KABUL - A Taliban "final deadline" for resolving a crisis over 22 South Korean hostages the group is threatening to kill passed on Monday, but there was no word on their fate from either the rebels or the Afghan government.


Family members of the kidnapped South Koreans react as they watch a television news programme about them in Seongnam, south of Seoul, July 27, 2007. Taliban rebels on Sunday ruled out more talks with the Afghan government over their remaining 22 South Korean hostages and pressed for the release of militant prisoners as the only way out of the crisis. [Reuters]

The Taliban said earlier they would not back down from their leaders' 0730 GMT deadline and would kill the 22 Koreans -- mostly women -- unless the Afghan government freed jailed rebels.

Monday's deadline was issued by the Taliban leadership council, led by elusive Taliban chief Mullah Mohammad Omar, giving the threat to kill the hostages more weight than several other deadlines that have passed without incident.

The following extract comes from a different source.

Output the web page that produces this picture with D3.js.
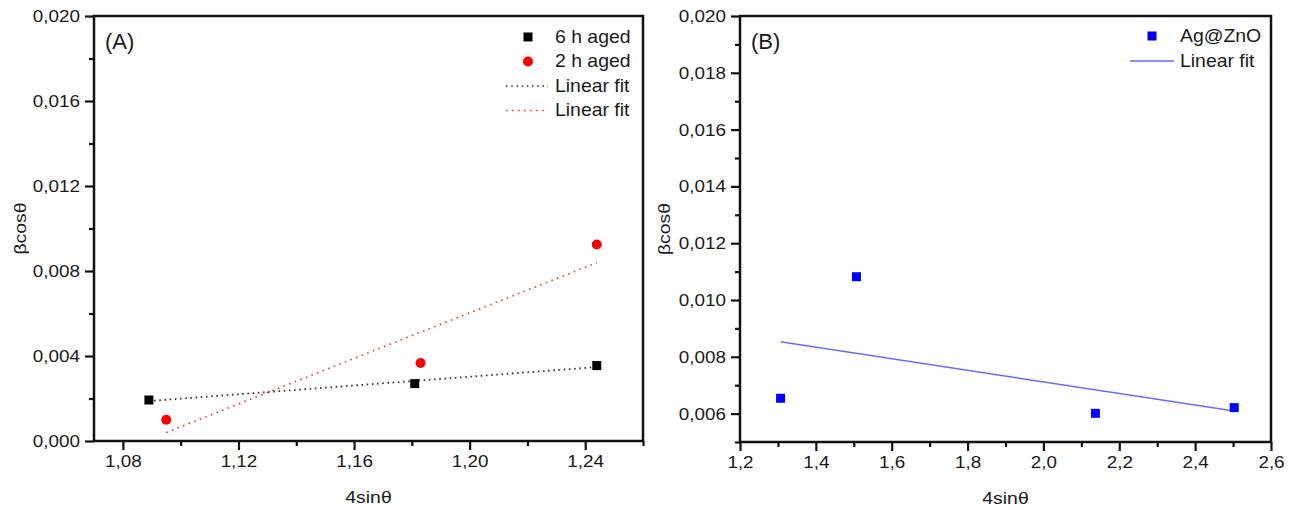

As the latest deadline passed a spokesman for the governor of Ghazni province, where the Koreans were kidnapped, declined to comment on whether there had been any fresh developments.

Taliban sources said the government had made no contact since the final deadline was issued by the movement's leadership council on Sunday and reiterated there would no backing-down.

"We will not back down from the deadline and the government has not established contact with us," Taliban spokesman Qari Mohammad Yousuf said by telephone from an undisclosed location.

The Taliban seized the Korean Christians more than 10 days ago from a bus in Ghazni province to the southwest of Kabul and killed the leader of the group on Wednesday after an earlier deadline passed.

That prompted the Afghan government to seek more talks with the Taliban, who said the release of a group of militants held by Kabul was the only way out of the crisis.

On Sunday, the Taliban ruled out holding further talks after they said government negotiators demanded the unconditional release of the hostages and a senior Afghan official said that force might be used to rescue them if talks failed.

The Afghan government had wanted the Taliban to first release the 18 women hostages, but the insurgents demanded the government release its prisoners first, leading to deadlock, a Kabul-based Western security analyst speaking on condition of anonymity said.

President Hamid Karzai has remained silent throughout the hostage ordeal, except for condemning the abduction, the largest by the Taliban since U.S.-led forces overthrew the movement's radical Islamic government in 2001.

He came under harsh criticism for freeing a group of Taliban in March in exchange for the release of an Italian journalist.

The abduction of the Koreans came a day after two German aid workers and their five Afghan colleagues were seized by Taliban in neighboring Wardak province.

The body of one of the Germans has been found with gun shots and the Taliban still hold the other along with four Afghans.